Oscar-nominated filmmaker Jessica Sanders went to Brazil to document Carnival and samba music. After unexpected detours to Auschwitz and Israel, however, she ended up making a movie about something much more serious: an event that exemplifies survival and affirmation.
All told, Sanders’ 76-minute documentary, “March of the Living” — released on video on demand on June 28 — took Sanders to five countries, including Brazil, where it was produced.
“March of the Living” follows a group of teens and Holocaust survivors who travel to Poland to re-create the death march between Auschwitz and Birkenau as part of the 2008 International March of the Living. Every year on Yom HaShoah, thousands of teens and survivors participate in the march, making the approximately 2-mile journey between the camps on foot before traveling on to Israel. The gathering is an opportunity to remember those who were killed during the Shoah and to educate future generations. Since the inaugural event in 1988, more than 220,000 people from 52 countries have participated.
Brazilian producer L.G. Tubaldini Jr. approached Sanders with the idea of looking at the Holocaust from an international perspective, and the idea was too intriguing to pass up. The director expects her film, which was shot in four languages, to get people to view the Holocaust from a unique viewpoint.
“This was such an unexpected film for me to make,” said Sanders, a Los Angeles native who attended Harvard-Westlake School. “We have no archival footage. We have a contemporary score from an awesome Brazilian composer. We had one American associate producer, and everybody else was Brazilian. From what I understood, there had never been a contemporary take on the Holocaust story. I thought I could do something different.”

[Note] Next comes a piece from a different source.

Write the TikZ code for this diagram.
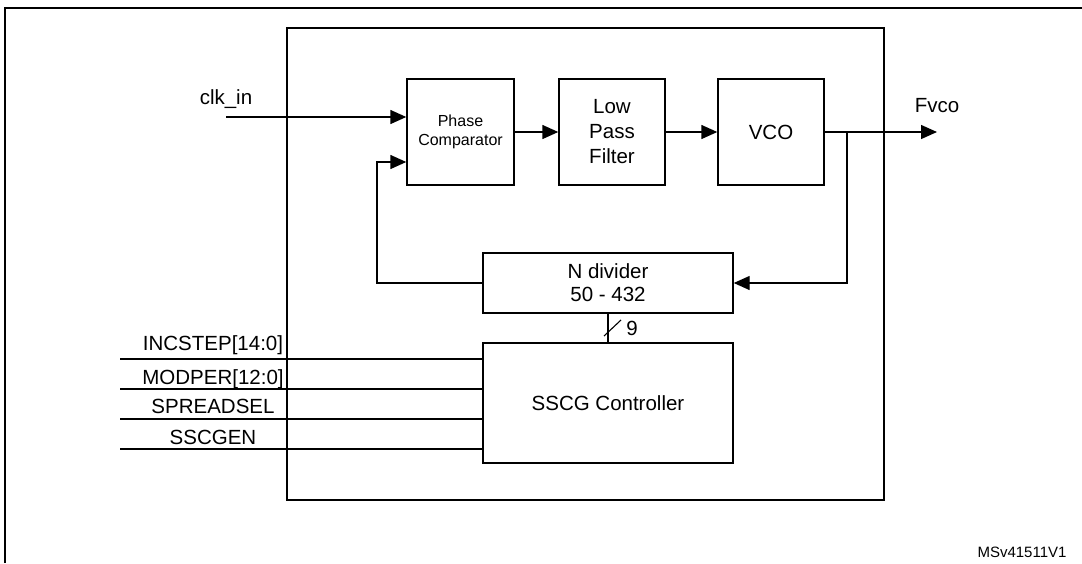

Sanders, whose father is Jewish, interviewed a group of Los Angeles area high school students from Harvard-Westlake, New Community Jewish High School (now deToledo High School) and Milken Community Schools, as well as teens from Brazil and Berlin. “March of the Living” shows these young men and women visiting the death camps alongside several survivors who experienced atrocities in these camps when they were children or teenagers during World War II.
Although the film uses no archival wartime footage, “March of the Living” tracks the marchers into barracks and rooms that display horrific reminders of what the Jews experienced in the camps. Museum rooms display giant mounds of human hair, discarded shoes and the incinerated ashes of murdered people. The teenagers listen, often in tears, as tour guides and survivors recount horrific stories of life in the camp. Many of them note that from the outside, the death camps are green and look almost like they could be college campuses.

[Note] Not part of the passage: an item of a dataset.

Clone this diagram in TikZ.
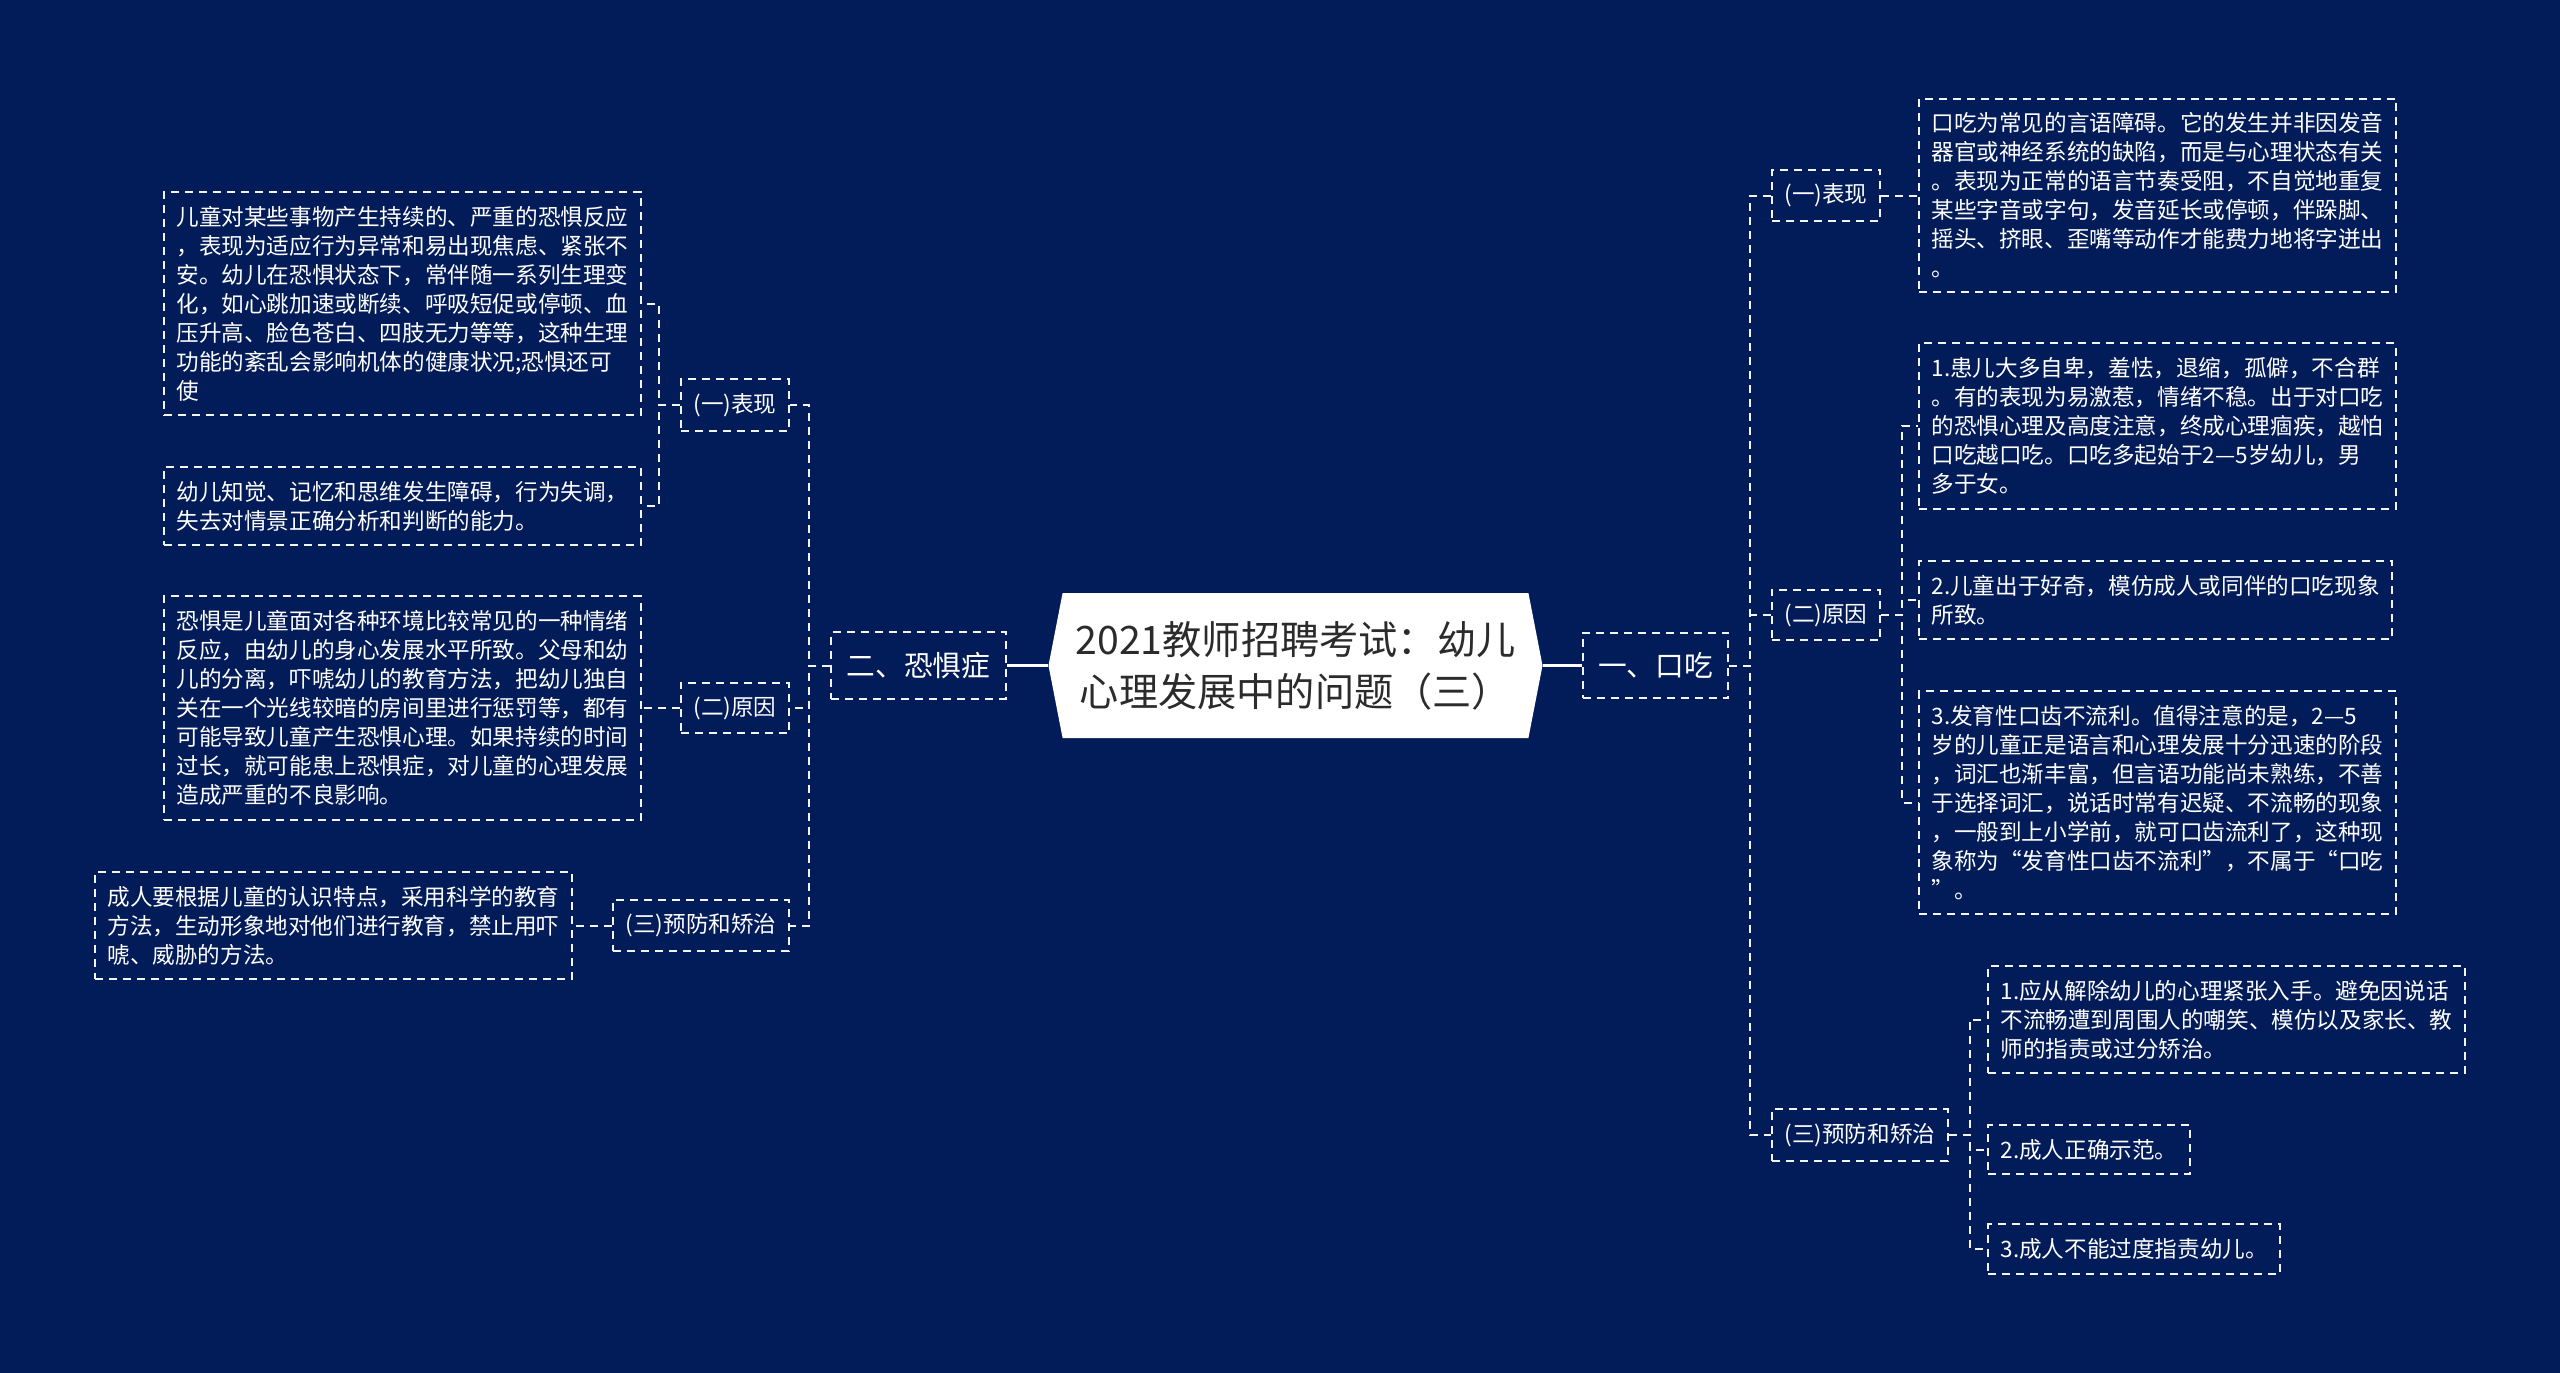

According to Sanders, the students she chose to track were meant to be a diverse group — upper-middle class students from privileged backgrounds in Los Angeles sharing a journey of discovery with working-class, less social media-savvy kids from Brazil and Berlin.

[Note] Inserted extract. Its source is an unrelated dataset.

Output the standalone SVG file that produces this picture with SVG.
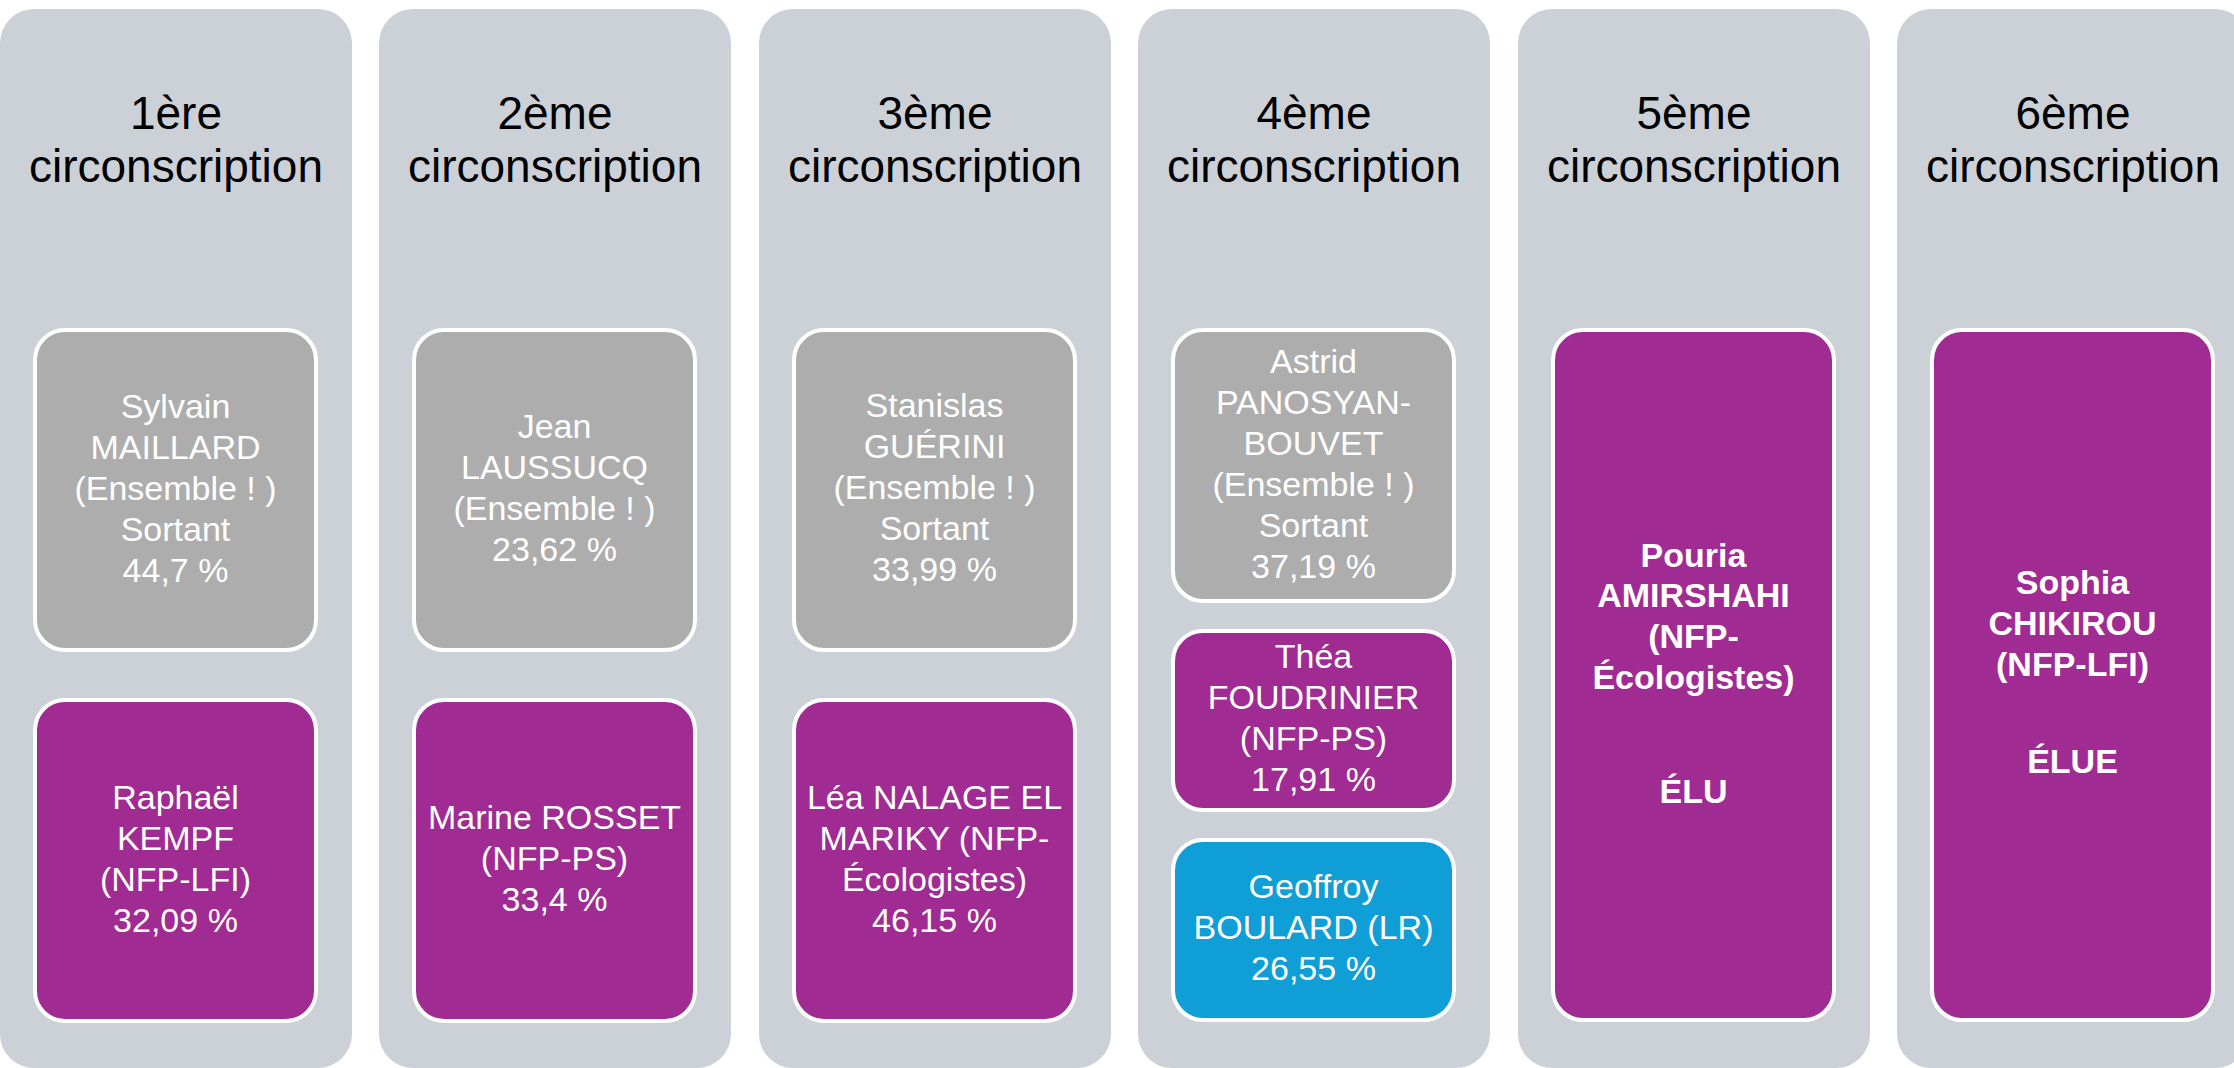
<svg xmlns="http://www.w3.org/2000/svg" width="2234" height="1068" viewBox="0 0 2234 1068">
<style>
.col{fill:#CCD1D8}
.box{stroke:#FFFFFF;stroke-width:4}
.gray{fill:#ADADAD}
.purple{fill:#A02B93}
.blue{fill:#0F9ED5}
text{font-family:"Liberation Sans",Arial,sans-serif;text-anchor:middle}
.hd{font-size:46px;fill:#000000}
.t{font-size:34px;fill:#FFFFFF}
.b{font-weight:bold}
</style>
<rect width="2234" height="1068" fill="#FFFFFF"/>
<g id="connectors"></g>

<g id="col1">
<rect class="col" x="0" y="9" width="352" height="1059" rx="34"/>
<text class="hd"><tspan x="176" y="129">1ère</tspan><tspan x="176" y="182">circonscription</tspan></text>
</g>
<g id="col1-maillard">
<rect class="box gray" x="35" y="330" width="281" height="320" rx="30"/>
<text class="t"><tspan x="175.5" y="418">Sylvain</tspan><tspan x="175.5" y="459">MAILLARD</tspan><tspan x="175.5" y="500">(Ensemble ! )</tspan><tspan x="175.5" y="541">Sortant</tspan><tspan x="175.5" y="582">44,7 %</tspan></text>
</g>
<g id="col1-kempf">
<rect class="box purple" x="35" y="700" width="281" height="321" rx="30"/>
<text class="t"><tspan x="175.5" y="809">Raphaël</tspan><tspan x="175.5" y="850">KEMPF</tspan><tspan x="175.5" y="891">(NFP-LFI)</tspan><tspan x="175.5" y="932">32,09 %</tspan></text>
</g>

<g id="col2">
<rect class="col" x="379" y="9" width="352" height="1059" rx="34"/>
<text class="hd"><tspan x="555" y="129">2ème</tspan><tspan x="555" y="182">circonscription</tspan></text>
</g>
<g id="col2-laussucq">
<rect class="box gray" x="414" y="330" width="281" height="320" rx="30"/>
<text class="t"><tspan x="554.5" y="438">Jean</tspan><tspan x="554.5" y="479">LAUSSUCQ</tspan><tspan x="554.5" y="520">(Ensemble ! )</tspan><tspan x="554.5" y="561">23,62 %</tspan></text>
</g>
<g id="col2-rosset">
<rect class="box purple" x="414" y="700" width="281" height="321" rx="30"/>
<text class="t"><tspan x="554.5" y="829">Marine ROSSET</tspan><tspan x="554.5" y="870">(NFP-PS)</tspan><tspan x="554.5" y="911">33,4 %</tspan></text>
</g>

<g id="col3">
<rect class="col" x="759" y="9" width="352" height="1059" rx="34"/>
<text class="hd"><tspan x="935" y="129">3ème</tspan><tspan x="935" y="182">circonscription</tspan></text>
</g>
<g id="col3-guerini">
<rect class="box gray" x="794" y="330" width="281" height="320" rx="30"/>
<text class="t"><tspan x="934.5" y="417">Stanislas</tspan><tspan x="934.5" y="458">GUÉRINI</tspan><tspan x="934.5" y="499">(Ensemble ! )</tspan><tspan x="934.5" y="540">Sortant</tspan><tspan x="934.5" y="581">33,99 %</tspan></text>
</g>
<g id="col3-nalage">
<rect class="box purple" x="794" y="700" width="281" height="321" rx="30"/>
<text class="t"><tspan x="934.5" y="809">Léa NALAGE EL</tspan><tspan x="934.5" y="850">MARIKY (NFP-</tspan><tspan x="934.5" y="891">Écologistes)</tspan><tspan x="934.5" y="932">46,15 %</tspan></text>
</g>

<g id="col4">
<rect class="col" x="1138" y="9" width="352" height="1059" rx="34"/>
<text class="hd"><tspan x="1314" y="129">4ème</tspan><tspan x="1314" y="182">circonscription</tspan></text>
</g>
<g id="col4-panosyan">
<rect class="box gray" x="1173" y="330" width="281" height="271" rx="30"/>
<text class="t"><tspan x="1313.5" y="373">Astrid</tspan><tspan x="1313.5" y="414">PANOSYAN-</tspan><tspan x="1313.5" y="455">BOUVET</tspan><tspan x="1313.5" y="496">(Ensemble ! )</tspan><tspan x="1313.5" y="537">Sortant</tspan><tspan x="1313.5" y="578">37,19 %</tspan></text>
</g>
<g id="col4-foudrinier">
<rect class="box purple" x="1173" y="631" width="281" height="179" rx="30"/>
<text class="t"><tspan x="1313.5" y="668">Théa</tspan><tspan x="1313.5" y="709">FOUDRINIER</tspan><tspan x="1313.5" y="750">(NFP-PS)</tspan><tspan x="1313.5" y="791">17,91 %</tspan></text>
</g>
<g id="col4-boulard">
<rect class="box blue" x="1173" y="840" width="281" height="180" rx="30"/>
<text class="t"><tspan x="1313.5" y="898">Geoffroy</tspan><tspan x="1313.5" y="939">BOULARD (LR)</tspan><tspan x="1313.5" y="980">26,55 %</tspan></text>
</g>

<g id="col5">
<rect class="col" x="1518" y="9" width="352" height="1059" rx="34"/>
<text class="hd"><tspan x="1694" y="129">5ème</tspan><tspan x="1694" y="182">circonscription</tspan></text>
</g>
<g id="col5-amirshahi">
<rect class="box purple" x="1553" y="330" width="281" height="690" rx="30"/>
<text class="t b"><tspan x="1693.5" y="567">Pouria</tspan><tspan x="1693.5" y="607">AMIRSHAHI</tspan><tspan x="1693.5" y="648">(NFP-</tspan><tspan x="1693.5" y="689">Écologistes)</tspan><tspan x="1693.5" y="803">ÉLU</tspan></text>
</g>

<g id="col6">
<rect class="col" x="1897" y="9" width="352" height="1059" rx="34"/>
<text class="hd"><tspan x="2073" y="129">6ème</tspan><tspan x="2073" y="182">circonscription</tspan></text>
</g>
<g id="col6-chikirou">
<rect class="box purple" x="1932" y="330" width="281" height="690" rx="30"/>
<text class="t b"><tspan x="2072.5" y="594">Sophia</tspan><tspan x="2072.5" y="635">CHIKIROU</tspan><tspan x="2072.5" y="676">(NFP-LFI)</tspan><tspan x="2072.5" y="773">ÉLUE</tspan></text>
</g>
</svg>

“I tried to find different kinds of Jewish experiences and put them out there,” Sanders said. “A lot of these kids have now graduated college and are doing human rights work. The march impacted their lives.”
Among the Los Angeles teens appearing in the film is Dani, who is of Polish descent. She says that she can’t think of her family’s country of ancestry without remembering the Holocaust.
“I could have probably survived the Holocaust looking like this. I’m almost the perfect Aryan,” the blond, blue-eyed Dani says in the film. “So, ‘Ha!’ in Hitler’s face. There are Jews who look like me.”
Sanders said she went through a period of her childhood when she was obsessed with the Holocaust, particularly with children who had survived the experience. The writer-director added that several of her previous films touched on issues of imprisonment and social justice. Her award-winning 2005 documentary, “After Innocence,” chronicles the plight of men who have been released from prison after new evidence led to their exoneration. She is currently working on a feature film, “Picking Cotton,” that follows up one of the stories from “After Innocence.”
“When I look back, it kind of makes sense that I ended up on this film,” said Sanders, whose short-form 2001 documentary, “Sing!” was nominated for an Oscar.
Sidonia Lax, one of the Los Angeles area survivors featured in “March of the Living,” has participated in 11 Marches of the Living and hopes to do at least one more. A foundation set up in her name helps students who lack the financial resources to attend the march.
Lax spent three months in an underground bunker in her apartment in Przemysl, Poland, before she was captured and taken to various labor camps. She was later transferred to Auschwitz and ultimately to Elsnig, a Buchenwald sub-camp near Torgau, Germany, where she worked in an ammunition factory. Both of her parents were killed in the war.
Lax, who recently celebrated her 89th birthday, calls the march an amazing experience for the teens. Passing on the story of her experience, she said, is “my legacy.”
“It’s the only time they have a chance to see a survivor’s face and listen to a living person,” Lax said. “I tell them that, ‘Yesterday was history, today is a gift for you and tomorrow is a mystery.’ That means now it’s very important that they listen to the stories, remember them, and relate them to the future generations because survivors will not be here much longer.”